Yes, he hit a solo home run off the soft-tossing Zack Greinke in Saturday’s 7-0 Game 1 Yankees victory, but that was a comparatively low-pressure situation. It might be more useful to recall his 2018 ALDS against the Boston Red Sox, in which he managed to scratch out just four singles in 18 at-bats, or his final appearance of that series, a non-competitive at-bat in which he struck out against Craig Kimbrel with two runners on and the tying run on second base.
Having played his first eight seasons in the anonymity of Miami, the case could be made that that was the first and so far only truly important at-bat of Stanton’s big-league career.
But with him being under contract to the Yankees until 2027 — don’t hold your breath waiting for him to opt-out after next season — there will be plenty of important at-bats in his future.
Do the Yankees really trust Stanton to take them?
They seemed not to on Sunday, nor in Tuesday’s 4-1 Game 3 loss at Yankee Stadium, when there admittedly were only a handful of prospective spots for him — leading off the eighth in place of the struggling Edwin Encarnacion, or later in the same inning for the totally-lost Sanchez.

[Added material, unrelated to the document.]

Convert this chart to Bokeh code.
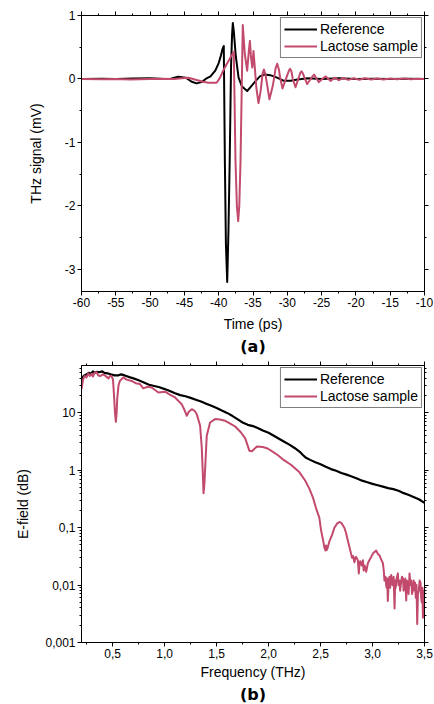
from bokeh.plotting import figure
from bokeh.layouts import column
from bokeh.models import (FixedTicker, LinearAxis, LogAxis, Legend, LegendItem,
                          Title, CustomJSTickFormatter)
from bokeh.embed import file_html
from bokeh.resources import INLINE

# ---------------- data: (a) time domain ----------------
ref_t = [-60, -57, -55, -52.5, -50, -48, -47, -45.9, -44.8, -44.0, -43.24, -42.5, -41.9,
         -41.2, -40.5, -40.0, -39.7, -39.45, -39.26, -39.1, -38.95, -38.76, -38.58, -38.4,
         -38.2, -38.05, -37.94, -37.8, -37.5, -37.1, -36.6, -35.85, -35.3, -34.6, -34.0,
         -33.3, -32.5, -31.5, -30.5, -29.5, -28.5, -27.0, -25.0, -22.5, -20.0, -17.5,
         -15.0, -12.5, -10.0]
ref_v = [0.0, 0.005, 0.0, 0.008, 0.01, 0.0, 0.005, 0.035, 0.02, -0.04, -0.07, -0.05, 0.0,
         0.04, 0.13, 0.25, 0.36, 0.47, 0.52, -1.3, -2.6, -3.2, -2.4, -1.3,
         0.2, 0.7, 0.88, 0.75, 0.35, 0.02, -0.12, -0.19, -0.12, -0.03, 0.04,
         0.07, 0.06, 0.02, -0.03, -0.03, -0.01, 0.01, 0.0, 0.01, 0.0, 0.005,
         0.0, 0.004, 0.0]

lac_t = [-60, -57, -55, -52.9, -50, -48.5, -46.5, -45.4, -44.4, -43.1, -42.3, -41.5, -40.3,
         -39.8, -39.26, -38.8, -38.28, -37.8, -37.55, -37.35, -37.16, -37.0, -36.82, -36.65,
         -36.49, -36.2, -35.85, -35.6, -35.45, -35.3, -35.1, -34.93, -34.75, -34.5, -34.2,
         -33.9, -33.6, -33.42, -33.2, -33.0, -32.6, -32.1, -31.7, -31.47, -31.2, -31.1,
         -30.7, -30.2, -29.8, -29.6, -29.4, -29.2, -28.8, -28.4, -28.1, -27.93, -27.7,
         -27.5, -27.1, -26.6, -26.1, -25.7, -25.4, -24.9, -24.4, -24.0, -23.7, -23.1,
         -22.5, -21.8, -21.1, -20.3, -19.5, -18.7, -17.8, -16.9, -16.0, -15.0, -14.0,
         -13.0, -12.0, -11.0, -10.0]
lac_v = [0.0, -0.005, 0.0, -0.01, 0.0, 0.005, 0.0, 0.01, 0.02, -0.02, -0.045, -0.06, -0.06,
         0.02, 0.15, 0.24, 0.34, 0.43, -1.3, -2.0, -2.24, -2.0, -1.3, -0.2,
         0.85, 0.4, 0.13, 0.45, 0.6, 0.35, 0.18, 0.44, 0.2, -0.15, -0.38,
         -0.2, 0.08, 0.15, 0.08, -0.05, -0.32, -0.1, 0.17, 0.24, 0.14, 0.05,
         -0.15, 0.0, 0.12, 0.16, 0.12, 0.0, -0.13, 0.0, 0.1, 0.12, 0.08,
         0.02, -0.08, 0.0, 0.07, 0.0, -0.05, 0.0, 0.04, 0.0, -0.03, 0.02,
         -0.02, 0.015, -0.015, 0.012, -0.012, 0.01, -0.01, 0.008, -0.008, 0.008, -0.005,
         0.006, -0.004, 0.004, 0.0]

t_ticks = [-60, -55, -50, -45, -40, -35, -30, -25, -20, -15, -10]
t_minor = [-57.5, -52.5, -47.5, -42.5, -37.5, -32.5, -27.5, -22.5, -17.5, -12.5]
v_ticks = [-3, -2, -1, 0, 1]
v_minor = [-2.5, -1.5, -0.5, 0.5]

# ---------------- data: (b) spectra ----------------
ref_f = [0.20, 0.22, 0.25, 0.27, 0.29, 0.31, 0.33, 0.35, 0.37, 0.40, 0.42, 0.45, 0.48,
         0.50, 0.52, 0.55, 0.58, 0.60, 0.63, 0.66, 0.70, 0.75, 0.80, 0.85, 0.90, 0.95,
         1.00, 1.05, 1.10, 1.15, 1.20, 1.25, 1.30, 1.35, 1.40, 1.45, 1.50, 1.55, 1.60,
         1.65, 1.70, 1.75, 1.80, 1.85, 1.90, 1.95, 2.00, 2.05, 2.10, 2.15, 2.20, 2.25,
         2.30, 2.33, 2.36, 2.40, 2.45, 2.50, 2.55, 2.60, 2.65, 2.70, 2.75, 2.80, 2.85,
         2.90, 2.95, 3.00, 3.05, 3.10, 3.15, 3.20, 3.25, 3.30, 3.35, 3.40, 3.45, 3.50]
ref_e = [38, 44, 47, 50, 48, 53, 50, 52, 51, 53, 50, 49, 47,
         46, 45, 45, 47, 46, 44, 42, 40, 37, 34, 31, 29.5, 28,
         26, 24, 22, 20.4, 19.5, 18.3, 17.0, 15.8, 14.5, 13.3, 12.2, 11.0, 10.0,
         8.9, 7.8, 6.8, 6.2, 5.9, 5.4, 4.9, 4.5, 4.0, 3.55, 3.15, 2.8, 2.45,
         2.1, 1.85, 1.65, 1.52, 1.38, 1.27, 1.15, 1.05, 0.98, 0.90, 0.84, 0.78, 0.72,
         0.66, 0.62, 0.58, 0.55, 0.52, 0.49, 0.47, 0.44, 0.40, 0.37, 0.34, 0.31, 0.27]

lac_f = [0.200, 0.215, 0.230, 0.248, 0.265, 0.280, 0.296, 0.310, 0.325, 0.345, 0.360,
         0.383, 0.405, 0.425, 0.445, 0.460, 0.475, 0.489, 0.503, 0.513, 0.522, 0.531,
         0.538, 0.544, 0.556, 0.569, 0.602, 0.634, 0.682, 0.721, 0.762, 0.795, 0.836,
         0.875, 0.940, 1.003, 1.058, 1.100, 1.164, 1.193, 1.213, 1.232, 1.261, 1.290,
         1.309, 1.341, 1.357, 1.366, 1.374, 1.383, 1.391, 1.405, 1.437, 1.485, 1.531,
         1.582, 1.627, 1.678, 1.733, 1.775, 1.815, 1.839, 1.888, 1.945, 1.991, 2.042,
         2.087, 2.148, 2.215, 2.295, 2.350, 2.392, 2.428, 2.456, 2.488, 2.505, 2.521,
         2.537, 2.548, 2.553, 2.560, 2.567, 2.585, 2.611, 2.633, 2.659, 2.681, 2.702,
         2.729, 2.746, 2.762, 2.779, 2.794, 2.803, 2.813, 2.826, 2.835, 2.842, 2.859,
         2.868, 2.875, 2.881, 2.895, 2.907, 2.915, 2.924, 2.939, 2.955, 2.973, 2.987,
         3.006, 3.021, 3.035, 3.051, 3.067, 3.083, 3.100, 3.108, 3.115, 3.125, 3.131,
         3.136, 3.142, 3.147, 3.155, 3.163, 3.170, 3.180, 3.187, 3.194, 3.203, 3.212,
         3.218, 3.223, 3.232, 3.244, 3.250, 3.257, 3.266, 3.276, 3.284, 3.293, 3.299,
         3.305, 3.315, 3.324, 3.331, 3.339, 3.347, 3.356, 3.364, 3.373, 3.380, 3.387,
         3.396, 3.404, 3.410, 3.416, 3.423, 3.430, 3.437, 3.445, 3.453, 3.462, 3.468,
         3.474, 3.480, 3.485, 3.492, 3.500]
lac_e = [26, 38, 44, 41.5, 49, 44, 48, 43, 50, 51, 45,
         44, 47, 45, 42, 40, 44, 44, 38, 20, 10, 7.0,
         10, 18, 30, 36, 41.6, 38, 36, 33, 31.8, 26.7, 28.5,
         27.8, 22.7, 23.4, 20.5, 18.6, 14.2, 11.0, 8.9, 10.5, 11.6, 10.8,
         9.5, 6.0, 2.5, 1.0, 0.40, 0.6, 1.2, 4.0, 6.8, 7.8, 7.7,
         7.3, 6.6, 5.8, 4.6, 3.6, 2.2, 2.15, 2.6, 2.55, 2.4, 2.1,
         1.85, 1.5, 1.25, 0.93, 0.67, 0.48, 0.33, 0.22, 0.15, 0.09, 0.065,
         0.045, 0.04, 0.049, 0.041, 0.044, 0.058, 0.075, 0.10, 0.118, 0.126, 0.12,
         0.10, 0.08, 0.06, 0.045, 0.035, 0.030, 0.032, 0.025, 0.030, 0.031, 0.027,
         0.016, 0.024, 0.026, 0.022, 0.027, 0.018, 0.022, 0.017, 0.024, 0.028, 0.031,
         0.036, 0.038, 0.040, 0.035, 0.033, 0.028, 0.024, 0.018, 0.012, 0.014, 0.010,
         0.009, 0.013, 0.0053, 0.011, 0.014, 0.009, 0.015, 0.011, 0.010, 0.014, 0.0039,
         0.012, 0.009, 0.013, 0.016, 0.010, 0.012, 0.008, 0.012, 0.014, 0.013, 0.008,
         0.009, 0.013, 0.0054, 0.012, 0.011, 0.007, 0.016, 0.010, 0.012, 0.007, 0.008,
         0.012, 0.0081, 0.011, 0.006, 0.010, 0.0021, 0.007, 0.008, 0.012, 0.011, 0.006,
         0.005, 0.009, 0.0027, 0.008, 0.006]

f_ticks = [0.5, 1.0, 1.5, 2.0, 2.5, 3.0, 3.5]
f_minor = [0.25, 0.75, 1.25, 1.75, 2.25, 2.75, 3.25]
e_ticks = [0.001, 0.01, 0.1, 1, 10]
e_minor = [m * d for d in [0.001, 0.01, 0.1, 1] for m in range(2, 10)] + [20, 30, 40, 50, 60]

FONT = "Liberation Sans"
BLACK = "#000000"
PINK = "#C24A6C"
BLANK = CustomJSTickFormatter(code="return '';")


def style_axis(ax, ticks, minor, fmt, label=None, standoff=5):
    ax.ticker = FixedTicker(ticks=ticks, minor_ticks=minor)
    ax.formatter = fmt
    ax.axis_line_color = BLACK
    ax.major_tick_line_color = BLACK
    ax.minor_tick_line_color = BLACK
    ax.major_tick_in = 0
    ax.major_tick_out = 4
    ax.minor_tick_in = 0
    ax.minor_tick_out = 2
    ax.major_label_text_font = FONT
    ax.major_label_text_font_size = "12px"
    ax.major_label_text_color = BLACK
    ax.major_label_standoff = 2
    if label is not None:
        ax.axis_label = label
        ax.axis_label_text_font = FONT
        ax.axis_label_text_font_size = "14px"
        ax.axis_label_text_font_style = "normal"
        ax.axis_label_text_color = BLACK
        ax.axis_label_standoff = standoff


def mirror(ax, ticks, minor):
    style_axis(ax, ticks, minor, BLANK)
    ax.major_label_text_font_size = "1px"
    ax.major_label_standoff = 0


def add_legend(p, r1, r2):
    leg = Legend(items=[LegendItem(label="Reference", renderers=[r1]),
                        LegendItem(label="Lactose sample", renderers=[r2])],
                 location="top_right")
    leg.label_text_font = FONT
    leg.label_text_font_size = "14px"
    leg.label_text_color = BLACK
    leg.glyph_width = 33
    leg.glyph_height = 16
    leg.label_height = 16
    leg.label_standoff = 3
    leg.padding = 3
    leg.spacing = 1
    leg.margin = 2
    leg.border_line_color = BLACK
    leg.border_line_width = 1
    leg.background_fill_alpha = 1
    p.add_layout(leg)


def add_tag(p, txt):
    t = Title(text=txt, align="center", text_font="DejaVu Sans", text_font_style="bold",
              text_font_size="16px", text_color=BLACK, standoff=0)
    p.add_layout(t, "below")


# ---------------- figure (a) ----------------
p1 = figure(width=434, height=355, x_range=(-60, -10), y_range=(-3.35, 1.0),
            output_backend="svg", toolbar_location=None,
            min_border_left=81, min_border_right=10, min_border_top=15, min_border_bottom=64)
p1.grid.visible = False
p1.outline_line_color = BLACK
r1 = p1.line(ref_t, ref_v, line_color=BLACK, line_width=2, line_join="round")
r2 = p1.line(lac_t, lac_v, line_color=PINK, line_width=2, line_join="round")
fmt_a = CustomJSTickFormatter(code="return String(tick);")
style_axis(p1.xaxis[0], t_ticks, t_minor, fmt_a, "Time (ps)", 6)
style_axis(p1.yaxis[0], v_ticks, v_minor, fmt_a, "THz signal (mV)", 18)
ta = LinearAxis()
mirror(ta, t_ticks, t_minor)
p1.add_layout(ta, "above")
ra = LinearAxis()
mirror(ra, v_ticks, v_minor)
p1.add_layout(ra, "right")
add_legend(p1, r1, r2)
add_tag(p1, "(a)")

# ---------------- figure (b) ----------------
p2 = figure(width=434, height=349, x_range=(0.2, 3.5), y_range=(0.001, 67),
            y_axis_type="log", output_backend="svg", toolbar_location=None,
            min_border_left=81, min_border_right=10, min_border_top=10, min_border_bottom=62)
p2.grid.visible = False
p2.outline_line_color = BLACK
s1 = p2.line(ref_f, ref_e, line_color=BLACK, line_width=2.2, line_join="round")
s2 = p2.line(lac_f, lac_e, line_color=PINK, line_width=2, line_join="round")
fmt_fx = CustomJSTickFormatter(code="return tick.toFixed(1).replace('.', ',');")
fmt_fy = CustomJSTickFormatter(code="return String(tick).replace('.', ',');")
style_axis(p2.xaxis[0], f_ticks, f_minor, fmt_fx, "Frequency (THz)", 3)
style_axis(p2.yaxis[0], e_ticks, e_minor, fmt_fy, "E-field (dB)", 11)
tb = LinearAxis()
mirror(tb, f_ticks, f_minor)
p2.add_layout(tb, "above")
rb = LogAxis()
mirror(rb, e_ticks, e_minor)
p2.add_layout(rb, "right")
add_legend(p2, s1, s2)
add_tag(p2, "(b)")

layout = column(p1, p2, spacing=0)
open("out.html", "w").write(file_html(layout, INLINE))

The fact that Boone has not used him since Game 1 tells you one of two things: Either his injury is worse than the Yankees are letting on, a reality that Stanton hinted at in a brief pregame scrum on Tuesday, or that the manager doesn’t fully trust him in a tight spot.
Neither answer is good. And with the Yankees down two games to one, now having to win at least one game in Houston, where the Astros had the best home record in baseball in 2019, and facing the prospect of having to beat Justin Verlander and Gerritt Cole, who are 1 and 1A in the AL Cy Young race, the time has come for hard decisions to be made.
But really, it should be an easy call.
Time to replace Stanton on the roster with someone who can contribute, whether it’s Luke Voit, Tyler Wade or even Clint Frazier.
It didn’t make much sense to bring Stanton aboard two years ago. It makes even less to carry him along for the ride now.